Si vous aimez Conrad et n’avez pas lu Le Miroir de la Mer, précipitez-vous chez votre libraire. Je vous conseille l’édition de Pierre Lefranc dans la collection folio classique. C’est pas cher, c’est bien traduit, et surtout au fur et à mesure de votre lecture ne négligez pas tous les renvois, un à deux par page, qui complètent remarquablement les récits de Conrad.

Jim

*(…) RENDEZ-VOUS À CINQ HEURES pourrait être l’occasion pour vous de reprendre cette expression, à propos de tout, de rien, d’un évènement, d’un film, d’un animal (plus de veaux svp), du temps qu’il fait. Un texte de fiction, un souvenir, un poème, un coup de colère ou d’enthousiasme sur la vie qui va, un peu tout ce que je fais en tant que rédacteur quasi unique du JdC. L’avantage du RENDEZ-VOUS par rapport au commentaire d’article est que vous serez libérés de l’obligation de rester à peu près dans le cadre du sujet de l’article.
Ça pourrait marcher comme ça : vous écrivez votre machin en Word, vous lui donnez un titre et si vous le souhaitez, vous y joignez une photo vous m’envoyez le tout par email en me précisant quelle signature vous souhaitez voir apparaître sous le texte, votre pseudonyme ou votre vrai nom. (…)
(JdC du 13/05/2020 — Extrait))

 

 

2 réflexions sur « Rendez-vous à cinq heures avec Jim »

  1. C’est très bien Rebecca, mais as-tu lu Le Miroir de la Mer? Si c’est non, fais le vite et tu deviendra toi aussi un vieux loup de mer, par procuration!
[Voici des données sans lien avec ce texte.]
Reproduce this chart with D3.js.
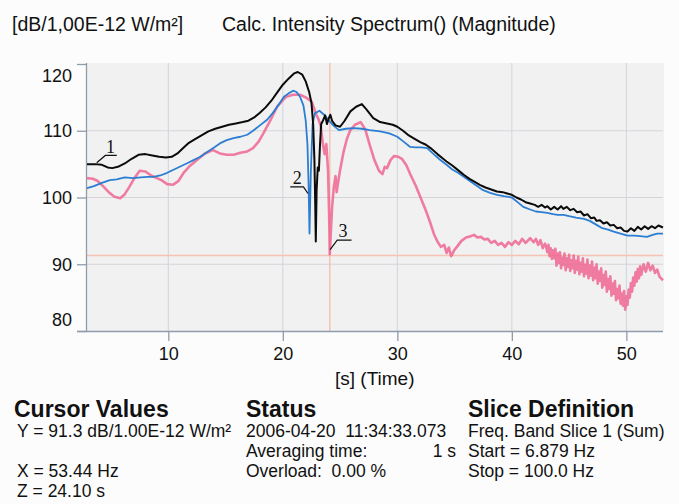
<!DOCTYPE html>
<html><head><meta charset="utf-8">
<script src="https://cdn.jsdelivr.net/npm/d3@7"></script>
<style>
html,body{margin:0;padding:0;background:#fcfcfc;}
svg{display:block;}
text{font-family:"Liberation Sans",Arial,Helvetica,sans-serif;fill:#111;white-space:pre;}
</style></head><body>
<svg id="c" width="679" height="504"></svg>
<script>
// ---- data ----
const titleUnit = "[dB/1,00E-12 W/m²]";
const titleText = "Calc. Intensity Spectrum() (Magnitude)";
const xLabel = "[s] (Time)";
const xDomain = [2.9, 53.2];
const yDomain = [80, 120];
const xTicks = [10, 20, 30, 40, 50];
const yTicks = [80, 90, 100, 110, 120];
const yGrid = [90, 100, 110];
const cursorX = 24.10;
const cursorY = 91.3;

// series 1 (black) [time s, level dB]
const series1 = [
[2.9,105.0],[3.6,105.0],[4.2,104.9],[4.7,104.5],[5.1,104.4],[5.6,104.6],[6.2,105.1],[6.8,105.8],[7.4,106.4],[8.0,106.5],
[8.6,106.3],[9.2,106.1],[9.8,106.0],[10.3,106.1],[10.8,106.6],[11.3,107.4],[11.8,108.2],[12.3,108.7],[12.9,109.3],[13.5,109.9],
[14.1,110.3],[14.7,110.6],[15.3,110.9],[15.9,111.1],[16.5,111.3],[17.0,111.5],[17.5,112.0],[18.0,112.7],[18.5,113.5],[19.0,114.5],
[19.5,115.7],[20.0,116.9],[20.5,117.8],[21.0,118.6],[21.3,118.8],[21.7,118.4],[22.0,117.4],[22.3,115.8],[22.5,114.2],[22.65,111.0],
[22.76,105.6],[22.83,99.0],[22.88,93.4],[22.95,101.0],[23.05,104.5],[23.15,104.0],[23.25,108.0],[23.35,111.0],[23.5,111.5],[23.7,112.3],
[23.85,111.0],[24.0,111.8],[24.15,112.4],[24.3,111.5],[24.6,110.8],[25.0,110.6],[25.4,111.5],[25.9,112.9],[26.4,113.6],[26.9,114.0],
[27.3,113.2],[27.9,111.9],[28.5,111.3],[29.1,111.1],[29.6,110.9],[30.0,110.6],[30.5,110.0],[31.0,109.3],[31.4,108.9],[32.0,108.3],
[32.5,107.9],[32.9,107.4],[33.5,106.5],[34.0,105.8],[34.3,105.4],[34.8,104.8],[35.3,104.1],[35.8,103.4],[36.3,102.8],[36.8,102.3],
[37.2,101.9],[37.7,101.5],[38.2,101.2],[38.7,100.9],[39.2,100.8],[39.6,100.6],[40.0,100.4],[40.4,100.0],[40.8,99.7],[41.2,99.3],
[41.6,99.1],[42.0,98.9],[42.3,98.6],[42.6,98.9],[42.9,98.5],[43.1,98.7],[43.4,98.2],[43.7,98.6],[44.0,98.2],[44.3,98.7],
[44.5,98.3],[44.8,98.6],[45.1,98.1],[45.4,98.3],[45.7,97.8],[46.0,97.9],[46.3,97.3],[46.6,97.5],[46.9,96.9],[47.2,97.0],
[47.4,96.5],[47.7,96.6],[48.0,96.1],[48.3,96.3],[48.6,95.8],[48.9,95.9],[49.2,95.4],[49.5,95.5],[49.8,95.0],[50.1,94.9],
[50.4,95.4],[50.7,95.0],[51.0,95.6],[51.3,95.2],[51.6,95.7],[51.9,95.3],[52.2,95.7],[52.5,95.4],[52.8,95.8],[53.2,95.5]
];

// series 2 (blue)
const series2 = [
[2.9,101.4],[3.5,101.7],[4.2,102.2],[4.9,102.6],[5.5,102.7],[6.2,103.0],[6.9,102.9],[7.6,103.0],[8.2,103.1],[8.7,103.1],
[9.3,103.3],[9.9,103.7],[10.5,104.2],[11.0,104.6],[11.6,105.1],[12.2,105.6],[12.8,106.1],[13.4,106.8],[14.0,107.5],[14.5,108.1],
[15.1,108.6],[15.7,108.9],[16.3,109.1],[16.9,109.4],[17.4,110.0],[18.0,110.8],[18.6,111.6],[19.1,112.6],[19.6,113.8],[20.1,115.1],
[20.5,115.6],[20.9,116.0],[21.2,115.8],[21.5,115.1],[21.8,113.8],[22.0,111.5],[22.15,108.0],[22.25,102.0],[22.33,94.6],[22.45,104.0],
[22.6,111.0],[22.8,112.6],[23.2,113.0],[23.6,112.4],[24.0,111.6],[24.4,110.8],[24.9,110.1],[25.5,110.3],[26.2,110.4],[26.9,110.3],
[27.6,110.1],[28.5,109.9],[29.3,109.6],[30.0,109.1],[30.6,108.3],[31.1,107.6],[31.6,107.5],[32.1,107.5],[32.6,107.4],[33.1,106.6],
[33.7,105.7],[34.3,104.9],[34.8,104.2],[35.3,103.7],[35.8,103.1],[36.3,102.5],[36.9,101.8],[37.5,101.1],[38.1,100.7],[38.7,100.4],
[39.3,100.2],[40.0,100.0],[40.5,99.3],[41.0,98.6],[41.6,98.2],[42.1,97.9],[42.6,97.8],[43.1,97.7],[43.6,97.5],[44.0,97.4],
[44.5,97.4],[45.0,97.2],[45.6,97.0],[46.3,96.8],[46.8,96.5],[47.4,95.9],[47.9,95.4],[48.4,95.2],[48.9,94.9],[49.5,94.6],
[50.1,94.3],[50.7,94.3],[51.2,94.2],[51.8,94.1],[52.3,94.4],[52.7,94.6],[53.2,94.6]
];

// series 3 (pink)
const series3 = [
[2.9,102.9],[3.4,102.8],[3.8,102.5],[4.3,101.7],[4.8,100.8],[5.3,100.1],[5.8,99.9],[6.2,100.5],[6.6,101.6],[7.0,102.8],
[7.5,104.0],[8.0,103.9],[8.5,103.3],[9.0,102.9],[9.4,102.6],[9.9,102.0],[10.4,101.9],[10.9,102.5],[11.3,103.6],[11.8,104.6],
[12.5,105.6],[13.2,106.6],[13.9,107.1],[14.5,106.6],[15.1,106.4],[15.7,106.4],[16.3,106.7],[16.9,106.9],[17.4,107.4],[17.9,108.4],
[18.3,109.6],[18.9,111.5],[19.5,113.6],[20.0,114.6],[20.3,115.1],[20.9,115.4],[21.5,115.4],[22.0,115.0],[22.5,114.4],[22.7,113.5],
[22.9,112.5],[23.1,111.8],[23.3,110.8],[23.5,108.0],[23.65,106.5],[23.8,108.0],[23.95,104.0],[24.05,97.0],[24.1,91.5],[24.2,95.0],
[24.3,98.5],[24.45,101.5],[24.6,103.2],[24.7,100.8],[24.85,102.5],[25.0,104.1],[25.3,106.8],[25.6,108.8],[25.9,110.1],[26.3,110.9],
[26.8,111.3],[27.2,110.2],[27.6,107.8],[28.0,105.6],[28.4,104.0],[28.7,103.5],[28.9,104.6],[29.1,104.4],[29.4,105.6],[29.7,106.2],
[30.1,106.1],[30.4,105.8],[30.8,104.8],[31.1,103.6],[31.6,101.8],[32.0,100.1],[32.5,98.0],[32.9,96.1],[33.2,94.5],[33.5,93.4],
[33.8,92.6],[34.1,92.9],[34.3,91.7],[34.5,92.5],[34.7,91.2],[35.0,92.2],[35.2,92.6],[35.6,93.5],[36.0,94.0],[36.4,94.2],
[36.7,94.4],[37.0,94.0],[37.3,94.1],[37.6,93.7],[37.9,93.8],[38.2,93.2],[38.5,93.5],[38.8,92.9],[39.1,93.2],[39.4,92.6],
[39.7,93.3],[40.0,92.9],[40.3,93.5],[40.6,93.0],[40.9,93.8],[41.2,93.2],[41.6,93.9],[41.9,93.3],[42.1,93.8],[42.3,92.9],
[42.5,93.6],[42.7,92.4],[42.9,93.1],[43.0,92.6],[43.1,91.8],[43.2,92.9],[43.3,91.2],[43.4,92.4],[43.5,90.8],[43.6,92.1],
[43.7,90.9],[43.8,92.3],[43.9,89.8],[44.0,91.6],[44.1,90.2],[44.2,91.8],[44.3,89.4],[44.4,91.0],[44.5,89.9],[44.6,91.6],
[44.7,89.1],[44.8,90.9],[44.9,89.6],[45.0,91.4],[45.1,89.0],[45.2,90.6],[45.3,89.4],[45.4,91.3],[45.5,88.7],[45.6,90.5],
[45.7,89.2],[45.8,91.1],[45.9,88.5],[46.0,90.2],[46.1,88.9],[46.2,90.9],[46.3,88.2],[46.4,89.9],[46.5,88.6],[46.6,90.7],
[46.7,87.9],[46.8,89.8],[46.9,88.3],[47.0,90.4],[47.1,87.6],[47.2,89.5],[47.3,87.9],[47.4,90.0],[47.5,87.1],[47.6,88.9],
[47.7,87.5],[47.8,89.4],[47.9,86.5],[48.0,88.4],[48.1,86.9],[48.2,88.9],[48.3,85.9],[48.4,87.8],[48.5,86.3],[48.6,88.2],
[48.7,85.3],[48.8,87.1],[48.9,85.6],[49.0,87.5],[49.1,84.6],[49.2,86.3],[49.3,84.9],[49.4,86.8],[49.5,84.1],[49.6,85.6],
[49.7,83.8],[49.8,86.0],[49.9,83.2],[50.0,85.2],[50.1,83.9],[50.2,86.2],[50.3,85.0],[50.4,87.2],[50.5,85.9],[50.6,88.0],
[50.7,86.8],[50.8,88.8],[50.9,87.4],[51.0,89.3],[51.1,87.9],[51.2,89.7],[51.3,88.4],[51.5,90.0],[51.7,88.9],[51.9,90.2],
[52.1,89.1],[52.3,89.8],[52.5,88.7],[52.7,89.2],[52.9,88.1],[53.2,87.6]
];

// curve annotations: label, text position [t, dB], leader polyline in [t, dB]
const annotations = [
  {label:"1", at:[4.95,107.6], leader:[[3.75,105.2],[4.5,106.3],[5.5,106.3]]},
  {label:"2", at:[21.25,103.0], leader:[[20.65,101.6],[21.8,101.6],[22.2,100.6]]},
  {label:"3", at:[25.25,95.1], leader:[[24.13,92.2],[24.75,93.6],[26.0,93.6]]}
];

const cursorLines = ["Y = 91.3 dB/1.00E-12 W/m²", "", "X = 53.44 Hz", "Z = 24.10 s"];
const statusLines = ["2006-04-20  11:34:33.073", "Averaging time:", "Overload:  0.00 %"];
const statusValue = "1 s";
const sliceLines = ["Freq. Band Slice 1 (Sum)", "Start = 6.879 Hz", "Stop = 100.0 Hz"];
const headings = ["Cursor Values", "Status", "Slice Definition"];

// ---- drawing ----
const svg = d3.select("#c");
const L = 87, R = 663, T = 63, B = 331;
const x = d3.scaleLinear().domain(xDomain).range([L, R]);
const y = d3.scaleLinear().domain(yDomain).range([B, T + 1]);

svg.append("rect").attr("x",0).attr("y",0).attr("width",679).attr("height",504).attr("fill","#fcfcfc");
svg.append("rect").attr("x",L).attr("y",T).attr("width",R-L+1).attr("height",B-T).attr("fill","#f1f1f1");

// grid
svg.append("g").selectAll("line").data(xTicks).join("line")
  .attr("x1",d=>x(d)).attr("x2",d=>x(d)).attr("y1",T).attr("y2",B)
  .attr("stroke","#cdd5dd").attr("stroke-width",1);
svg.append("g").selectAll("line").data(yGrid).join("line")
  .attr("x1",L).attr("x2",R).attr("y1",d=>y(d)).attr("y2",d=>y(d))
  .attr("stroke","#d6d4da").attr("stroke-width",1);

// cursor lines
svg.append("line").attr("x1",L).attr("x2",R).attr("y1",y(cursorY)).attr("y2",y(cursorY))
  .attr("stroke","#f6c2b2").attr("stroke-width",1.5);
svg.append("line").attr("x1",x(cursorX)).attr("x2",x(cursorX)).attr("y1",T).attr("y2",B)
  .attr("stroke","#f6c2b2").attr("stroke-width",1.5);

// axes
const axColor = "#8f9caa";
const gy = svg.append("g").attr("transform",`translate(${L},0)`)
  .call(d3.axisLeft(y).tickValues(yTicks).tickSize(10).tickPadding(5).tickFormat(d3.format("d")));
const gx = svg.append("g").attr("transform",`translate(0,${B})`)
  .call(d3.axisBottom(x).tickValues(xTicks).tickSize(10).tickPadding(6).tickFormat(d3.format("d")));
[gx, gy].forEach(g=>{
  g.select(".domain").attr("stroke",axColor).attr("stroke-width",1.3);
  g.selectAll(".tick line").attr("stroke",axColor).attr("stroke-width",1.3);
  g.selectAll(".tick text").attr("font-size",18).attr("fill","#111")
    .attr("font-family","'Liberation Sans',Arial,sans-serif");
});
gx.select(".domain").attr("d",`M${L-10},0.5H${R}`);
gy.select(".domain").attr("d",`M-0.5,${T}V${B}`);
gy.selectAll(".tick text").attr("dy",d=> d===yDomain[1] ? "0.95em" : d===yDomain[0] ? "-0.3em" : "0.32em");

// lines
const line = d3.line().x(d=>x(d[0])).y(d=>y(d[1]));
svg.append("path").datum(series3).attr("d",line).attr("fill","none")
  .attr("stroke","#ef5f8c").attr("stroke-opacity",0.8).attr("stroke-width",2.6).attr("stroke-linejoin","round");
svg.append("path").datum(series2).attr("d",line).attr("fill","none")
  .attr("stroke","#2c7ed2").attr("stroke-width",1.8).attr("stroke-linejoin","round");
svg.append("path").datum(series1).attr("d",line).attr("fill","none")
  .attr("stroke","#0b0b0b").attr("stroke-width",2).attr("stroke-linejoin","round");

// annotations
const ag = svg.append("g");
annotations.forEach(a=>{
  ag.append("path").attr("d", d3.line().x(d=>x(d[0])).y(d=>y(d[1]))(a.leader))
    .attr("fill","none").attr("stroke","#111").attr("stroke-width",1.2);
  ag.append("text").attr("x",x(a.at[0])).attr("y",y(a.at[1])).attr("dy","0.35em")
    .attr("text-anchor","middle").attr("font-size",18)
    .style("font-family","'Liberation Serif','Times New Roman',serif").text(a.label);
});

// titles
svg.append("text").attr("x",12).attr("y",31).attr("font-size",19.5).text(titleUnit);
svg.append("text").attr("x",222).attr("y",31).attr("font-size",19.5).text(titleText);
svg.append("text").attr("x",335).attr("y",385).attr("font-size",19).text(xLabel);

// bottom info
const colX = [14, 246, 468];
svg.append("g").selectAll("text").data(headings).join("text")
  .attr("x",(d,i)=>colX[i]).attr("y",417).attr("font-size",23).attr("font-weight","bold").text(d=>d);
const rowY = [437, 457, 477, 497];
const fs = 17.5;
svg.append("g").selectAll("text").data(cursorLines).join("text")
  .attr("x",17).attr("y",(d,i)=>rowY[i]).attr("font-size",fs).text(d=>d);
svg.append("g").selectAll("text").data(statusLines).join("text")
  .attr("x",246).attr("y",(d,i)=>rowY[i]).attr("font-size",fs).text(d=>d);
svg.append("text").attr("x",456).attr("y",rowY[1]).attr("text-anchor","end").attr("font-size",fs).text(statusValue);
svg.append("g").selectAll("text").data(sliceLines).join("text")
  .attr("x",468).attr("y",(d,i)=>rowY[i]).attr("font-size",fs).text(d=>d);
</script>
</body></html>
  2. Ah, Conrad! Son style inimitable, sa verve, ses descriptions; le goût du sel et des embruns comme sortis de la page, assaillant notre imaginaire; le claquement des voiles; les cris des marins sur le pont… Le Nègre du Narcisse, Lord Jim, que d’épopées extraordinaires, et quels souvenirs de lectures pour qui les découvre, comme je le fis, durant les années passionnées de l’adolescence!
    Merci à Jim et à mon oncle Francis, vieux loup de mer, qui m’ont permis de découvrir cet auteur hors normes.